Does anyone have any information on this huge Broad Axe?

Up until I got my hands on a bolt gun I used concussive dispatch (nice way of saying "kill it with a stout stick to the noggin") for our domestic meat rabbits. A lot easier with them vs. a pig or cow, though! I've seen catalog engravings of "butcher's killing hammers" and they're like sledge hammers with a large pin punch sticking off of each face.
 
Showed this to my father who is nearly 80. He said it looks very similar to axes used for making block ice for the old ice boxes.
 
Judging by your attached pictures I'm pleased to see you use a 22, instead of a BFH (big f---ing hammer, in automotive-speak) with an attached axe blade, to dispatch your pigs. There would be a lot more vegetarians in the world if all grocery shoppers were required to whack their prospective dinner over the head with a pole axe before placing their order.

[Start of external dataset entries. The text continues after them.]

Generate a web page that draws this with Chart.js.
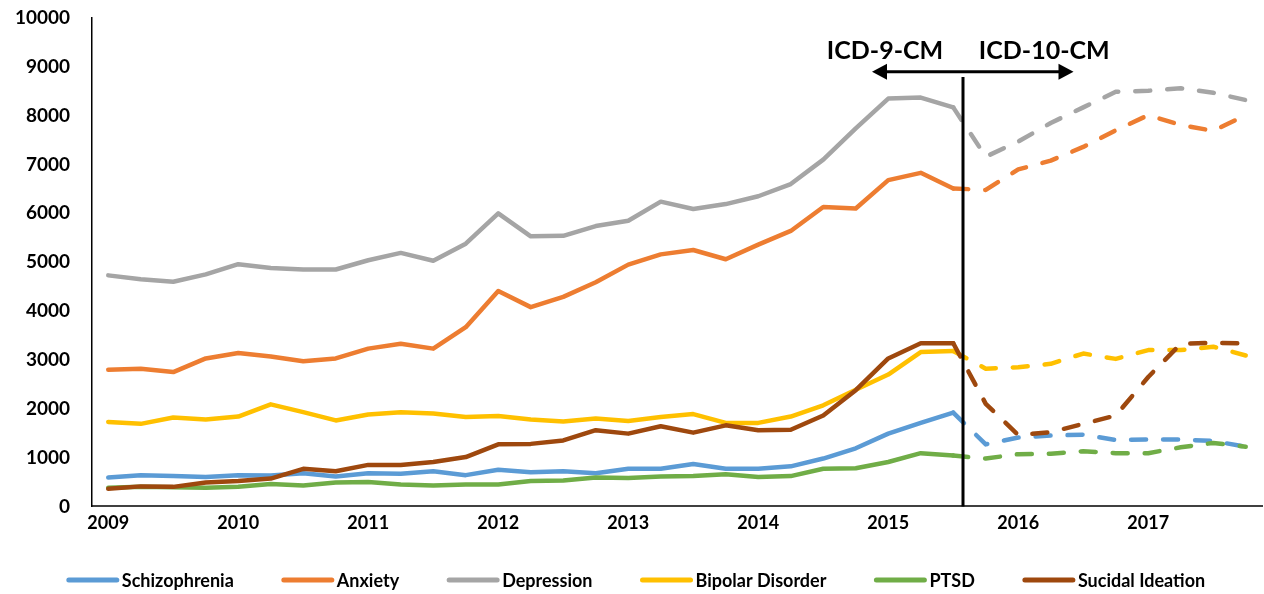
<!DOCTYPE html>
<html>
<head>
<meta charset="utf-8">
<script src="https://cdn.jsdelivr.net/npm/chart.js@4.4.1/dist/chart.umd.min.js"></script>
<style>
  html, body { margin: 0; padding: 0; background: #fff; }
  #wrap { width: 1264px; height: 594px; position: relative; }
</style>
</head>
<body>
<div id="wrap"><canvas id="chart"></canvas></div>
<script>
// quarterly categories, 2009 Q1 .. 2017 Q4
const quarters = [
  '2009 Q1','2009 Q2','2009 Q3','2009 Q4','2010 Q1','2010 Q2','2010 Q3','2010 Q4',
  '2011 Q1','2011 Q2','2011 Q3','2011 Q4','2012 Q1','2012 Q2','2012 Q3','2012 Q4',
  '2013 Q1','2013 Q2','2013 Q3','2013 Q4','2014 Q1','2014 Q2','2014 Q3','2014 Q4',
  '2015 Q1','2015 Q2','2015 Q3','2015 Q4','2016 Q1','2016 Q2','2016 Q3','2016 Q4',
  '2017 Q1','2017 Q2','2017 Q3','2017 Q4'
];
const yearTicks = ['2009','2010','2011','2012','2013','2014','2015','2016','2017'];

const schizophrenia = [590,640,620,600,640,635,680,610,680,670,720,640,750,700,720,680,770,770,870,770,770,820,980,1190,1490,1710,1920,1270,1410,1450,1470,1360,1370,1370,1340,1220];
const anxiety = [2800,2820,2750,3030,3140,3070,2970,3030,3230,3330,3230,3670,4410,4080,4290,4590,4950,5160,5250,5060,5360,5640,6130,6100,6680,6830,6510,6480,6900,7080,7360,7700,8010,7810,7690,8010];
const depression = [4730,4650,4600,4750,4960,4880,4850,4850,5040,5190,5030,5380,6000,5530,5540,5740,5850,6240,6090,6190,6350,6600,7100,7740,8350,8370,8170,7160,7470,7850,8170,8490,8510,8560,8470,8320];
const bipolar = [1730,1690,1820,1780,1840,2090,1930,1760,1880,1930,1900,1830,1850,1780,1740,1800,1750,1830,1890,1710,1710,1840,2070,2390,2700,3160,3180,2820,2850,2920,3130,3020,3200,3200,3270,3090];
const ptsd = [380,400,390,380,400,460,430,490,500,450,430,450,450,520,530,590,580,610,620,660,600,620,770,780,910,1090,1040,980,1070,1080,1130,1090,1090,1210,1300,1220];
const suicidal = [360,410,400,490,520,570,770,720,850,850,910,1010,1270,1280,1350,1560,1490,1640,1510,1660,1560,1570,1860,2380,3030,3340,3340,2100,1460,1520,1690,1860,2650,3330,3350,3340];

const seriesNames = ['Schizophrenia','Anxiety','Depression','Bipolar Disorder','PTSD','Sucidal Ideation'];
const seriesData = [schizophrenia, anxiety, depression, bipolar, ptsd, suicidal];
const seriesColors = ['#5B9BD5','#ED7D31','#A5A5A5','#FFC000','#70AD47','#9E480E'];

// last ICD-9-CM quarter index; switch to ICD-10-CM shortly after
const icd9LastIndex = 26;
const icdSwitchPos = 26.3;

const FONT = 'Lato, "Liberation Sans", sans-serif';
const dash = [15, 17];

const datasets = seriesNames.map((name, i) => ({
  label: name,
  data: seriesData[i],
  borderColor: seriesColors[i],
  backgroundColor: seriesColors[i],
  borderWidth: 4.5,
  pointRadius: 0,
  tension: 0,
  borderJoinStyle: 'round',
  borderCapStyle: 'round',
  order: seriesNames.length - i,
  segment: {
    borderDash: ctx => ctx.p0DataIndex >= icd9LastIndex ? dash : undefined
  }
}));

function xAt(xs, pos) {
  const i = Math.floor(pos);
  const a = xs.getPixelForValue(i);
  const b = xs.getPixelForValue(i + 1);
  return a + (b - a) * (pos - i);
}

const icdPlugin = {
  id: 'icd',
  afterDatasetsDraw(chart) {
    const { ctx, chartArea } = chart;
    const xs = chart.scales.x, ys = chart.scales.y;
    const lineX = xAt(xs, icdSwitchPos);
    ctx.save();
    // vertical split line
    ctx.strokeStyle = '#000';
    ctx.lineWidth = 3;
    ctx.beginPath();
    ctx.moveTo(lineX, ys.getPixelForValue(8790));
    ctx.lineTo(lineX, chartArea.bottom);
    ctx.stroke();
    // double arrow
    const ay = ys.getPixelForValue(8900);
    const x1 = xAt(xs, 23.5), x2 = xAt(xs, 29.7);
    ctx.lineWidth = 3;
    ctx.beginPath();
    ctx.moveTo(x1 + 10, ay);
    ctx.lineTo(x2 - 10, ay);
    ctx.stroke();
    ctx.fillStyle = '#000';
    ctx.beginPath();
    ctx.moveTo(x1, ay); ctx.lineTo(x1 + 15, ay - 8); ctx.lineTo(x1 + 15, ay + 8); ctx.closePath();
    ctx.fill();
    ctx.beginPath();
    ctx.moveTo(x2, ay); ctx.lineTo(x2 - 15, ay - 8); ctx.lineTo(x2 - 15, ay + 8); ctx.closePath();
    ctx.fill();
    // labels
    ctx.font = 'bold 25px ' + FONT;
    ctx.textAlign = 'center';
    ctx.textBaseline = 'middle';
    const ty = ys.getPixelForValue(9320);
    ctx.fillText('ICD-9-CM', xAt(xs, 23.9), ty);
    ctx.fillText('ICD-10-CM', xAt(xs, 28.8), ty);
    ctx.restore();
  }
};

const legendPlugin = {
  id: 'bottomLegend',
  afterDraw(chart) {
    const ctx = chart.ctx;
    const boxW = 52, gap = 3, itemGap = 48, y = 580;
    ctx.save();
    ctx.font = 'bold 18px ' + FONT;
    const widths = seriesNames.map(n => boxW + gap + ctx.measureText(n).width);
    const total = widths.reduce((a, b) => a + b, 0) + itemGap * (widths.length - 1);
    let x = (chart.width - total) / 2 + 4;
    ctx.textBaseline = 'middle';
    ctx.textAlign = 'left';
    seriesNames.forEach((n, i) => {
      ctx.strokeStyle = seriesColors[i];
      ctx.lineWidth = 5;
      ctx.lineCap = 'round';
      ctx.beginPath();
      ctx.moveTo(x + 2, y);
      ctx.lineTo(x + boxW - 2, y);
      ctx.stroke();
      ctx.fillStyle = '#000';
      ctx.fillText(n, x + boxW + gap, y + 1);
      x += widths[i] + itemGap;
    });
    ctx.restore();
  }
};

new Chart(document.getElementById('chart'), {
  type: 'line',
  data: { labels: quarters, datasets: datasets },
  options: {
    responsive: true,
    maintainAspectRatio: false,
    animation: false,
    layout: { padding: { top: 18, right: 2, bottom: 54, left: 0 } },
    plugins: {
      legend: { display: false },
      tooltip: { enabled: false }
    },
    scales: {
      x: {
        offset: true,
        grid: { display: false, drawTicks: false },
        border: { display: true, color: '#404040', width: 2 },
        ticks: {
          autoSkip: false,
          maxRotation: 0,
          padding: 6,
          color: '#000',
          font: { family: FONT, size: 18, weight: 'bold' },
          callback: (v, idx) => idx % 4 === 0 ? yearTicks[idx / 4] : ''
        }
      },
      y: {
        min: 0,
        max: 10000,
        afterFit: s => { s.width = 92; s.paddingTop = 0; s.paddingBottom = 0; },
        grid: { display: false, drawTicks: false },
        border: { display: true, color: '#000', width: 1.5 },
        ticks: {
          stepSize: 1000,
          padding: 22,
          color: '#000',
          font: { family: FONT, size: 19, weight: 'bold' },
          callback: v => String(v)
        }
      }
    }
  },
  plugins: [icdPlugin, legendPlugin]
});
</script>
</body>
</html>
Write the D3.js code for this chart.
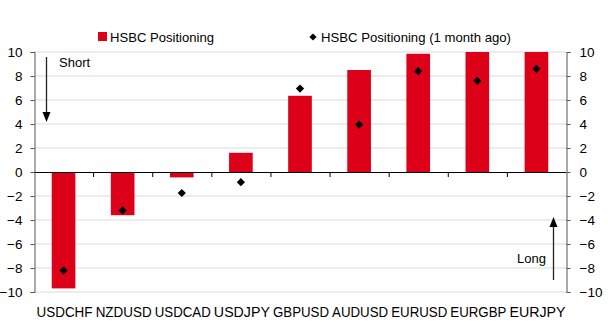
<!DOCTYPE html>
<html>
<head>
<meta charset="utf-8">
<script src="https://cdn.jsdelivr.net/npm/d3@7"></script>
<style>
  body { margin: 0; background: #fff; }
  svg { display: block; font-family: "Liberation Sans", Arial, sans-serif; }
</style>
</head>
<body>
<svg id="svg"></svg>
<script>
// chart data
const pairs = ["USDCHF", "NZDUSD", "USDCAD", "USDJPY", "GBPUSD", "AUDUSD", "EURUSD", "EURGBP", "EURJPY"];
const positioning = [-9.7, -3.6, -0.45, 1.6, 6.35, 8.5, 9.85, 10, 10];
const monthAgo = [-8.2, -3.2, -1.75, -0.85, 6.95, 3.95, 8.4, 7.6, 8.6];
const yTicks = [-10, -8, -6, -4, -2, 0, 2, 4, 6, 8, 10];

const width = 608;
const height = 333;
const red = "#dc0019";

let svg = d3.select("#svg").attr("width", width).attr("height", height);

const left = 34, right = 566;
let xScale = d3.scaleBand().domain(pairs).range([left, right]).paddingInner(0.6).paddingOuter(0.3);
let yScale = d3.scaleLinear().domain([-10, 10]).range([292, 52]);

// gridlines
svg.append("g").selectAll("line")
    .data(yTicks.filter(d => d !== 0))
    .enter().append("line")
    .attr("x1", left).attr("x2", right)
    .attr("y1", d => yScale(d)).attr("y2", d => yScale(d))
    .attr("stroke", "#d9d9d9").attr("stroke-width", 1);

// bars
svg.append("g").selectAll("rect")
    .data(pairs)
    .enter().append("rect")
    .attr("x", d => xScale(d))
    .attr("width", xScale.bandwidth())
    .attr("y", (d, i) => yScale(Math.max(0, positioning[i])))
    .attr("height", (d, i) => Math.abs(yScale(positioning[i]) - yScale(0)))
    .attr("fill", red);

// zero line with category ticks
svg.append("line")
    .attr("x1", left).attr("x2", right)
    .attr("y1", yScale(0) + 0.5).attr("y2", yScale(0) + 0.5)
    .attr("stroke", "#000");
svg.append("g").selectAll("line")
    .data(d3.range(1, pairs.length))
    .enter().append("line")
    .attr("x1", i => left + i * (right - left) / pairs.length + 0.5)
    .attr("x2", i => left + i * (right - left) / pairs.length + 0.5)
    .attr("y1", yScale(0)).attr("y2", yScale(0) + 5)
    .attr("stroke", "#000");

// left and right axes
let yAxisL = d3.axisLeft(yScale).tickValues(yTicks).tickSize(4).tickPadding(8);
let yAxisR = d3.axisRight(yScale).tickValues(yTicks).tickSize(4).tickPadding(9);

function styleAxis(g) {
    g.select(".domain").attr("stroke", "#555");
    g.selectAll(".tick line").attr("stroke", "#555");
    g.selectAll(".tick text").attr("fill", "#000").style("font-size", "13.5px")
        .style("font-family", "'Liberation Sans', Arial, sans-serif");
}

svg.append("g").attr("transform", `translate(${left + 0.5},0)`).call(yAxisL).call(styleAxis);
svg.append("g").attr("transform", `translate(${right + 0.5},0)`).call(yAxisR).call(styleAxis);

// diamonds for last month
const diamond = d3.symbol().type(d3.symbolSquare).size(34);
svg.append("g").selectAll("path")
    .data(pairs)
    .enter().append("path")
    .attr("d", diamond)
    .attr("transform", (d, i) => `translate(${xScale(d) + xScale.bandwidth() / 2},${yScale(monthAgo[i])}) rotate(45)`)
    .attr("fill", "#000");

// category labels
svg.append("g").selectAll("text")
    .data(pairs)
    .enter().append("text")
    .attr("x", d => xScale(d) + xScale.bandwidth() / 2 + 1)
    .attr("y", 317)
    .attr("text-anchor", "middle")
    .style("font-size", "14px")
    .attr("textLength", 56)
    .attr("lengthAdjust", "spacingAndGlyphs")
    .text(d => d);

// legend
svg.append("rect").attr("x", 98).attr("y", 32).attr("width", 9).attr("height", 9).attr("fill", red);
svg.append("text").attr("x", 110).attr("y", 41.5).style("font-size", "13.5px")
    .attr("textLength", 104).attr("lengthAdjust", "spacingAndGlyphs").text("HSBC Positioning");
svg.append("path").attr("d", d3.symbol().type(d3.symbolSquare).size(26))
    .attr("transform", "translate(313,37) rotate(45)").attr("fill", "#000");
svg.append("text").attr("x", 321).attr("y", 41.5).style("font-size", "13.5px")
    .attr("textLength", 190).attr("lengthAdjust", "spacingAndGlyphs").text("HSBC Positioning (1 month ago)");

// short / long arrows
function arrow(x, y1, y2) {
    const dir = y2 > y1 ? 1 : -1;
    svg.append("line").attr("x1", x).attr("x2", x).attr("y1", y1).attr("y2", y2 - dir * 8)
        .attr("stroke", "#222").attr("stroke-width", 1.3);
    svg.append("path")
        .attr("d", `M${x - 4},${y2 - dir * 10}L${x + 4},${y2 - dir * 10}L${x},${y2}Z`)
        .attr("fill", "#000");
}
arrow(46.5, 57, 122);
svg.append("text").attr("x", 59).attr("y", 67).style("font-size", "13px").text("Short");
arrow(553.5, 280, 217);
svg.append("text").attr("x", 517).attr("y", 263).style("font-size", "13px").text("Long");
</script>
</body>
</html>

I've always used a .22, but a hammer would be just as humane. The stun is the only opportunity I need to stick and thus kill the animal. I've seen several greenhorns "squeal" a pig with bad shots that could have been avoided with just a little thump with a hammer. And I mean just a little thump, don't take much to stun a hog.
 
garden2011077.jpg

Did you make head cheese?

Bob
 
For reference, here's what a butcher's killing hammer looks like. The image is linked from Facebook, though, and the image link will expire in about a month, so as a message to folks reading this in the future, if you can't see the pic, that's why.

12592176_969667429776525_4258676829373292744_n.jpg
 
. . .I love it . .
Me too. It's not impossible to find around here, but not common, so it's a real treat to find it.
. . . but no one else in my family does.
Sounds like my son's family with venison. He likes to hunt and likes venison, but his family does not. Luckily for me, when he gets a deer, dear old dad is not forgotten.

Now, what was it the OP was trying to identify? :)

Bob
 
Hi All I was looking for a forum in which to post a fellow Croatian's splitting axe when I stumbled over this post.

That axe looks for all the world like a shipwrights side axe. Used for dressing one side of a baulk of timber. They come in left and right handed versions. My Dad had a small hand axe used for the same purpose.

Here's a clip of one in use.

https://www.youtube.com/watch?v=j506cXGvOPg

cheers edi
 
An ice block shaver makes sense. The heel and toe of this axe are so thin that it doesn't seem they would hold up to use in wood for long. Also, ice would cause very little wear on the bit as this one has. And if this tool was to be used while the blocks were still floating you'd want a slip fit so a loose head could never drop into the water. And you'd be using the tool down at your feet like this haft is designed for. Many things fit together if this was used to shave ice blocks.
 
That stereoview is a neat find. I'm convinced it was probably a ice axe. Thanks to everyone.
 
Sawing the lengths was simple enough via chopping a few holes in the ice at the end of the line to get the ice saw started but breaking the long ribbons into rough blocks for hoisting/hauling out of the water would have benefitted from a sound smack with a straight edged broad axe every foot or so. The fact that that axe has a 12" blade makes it handy for measuring and marking too.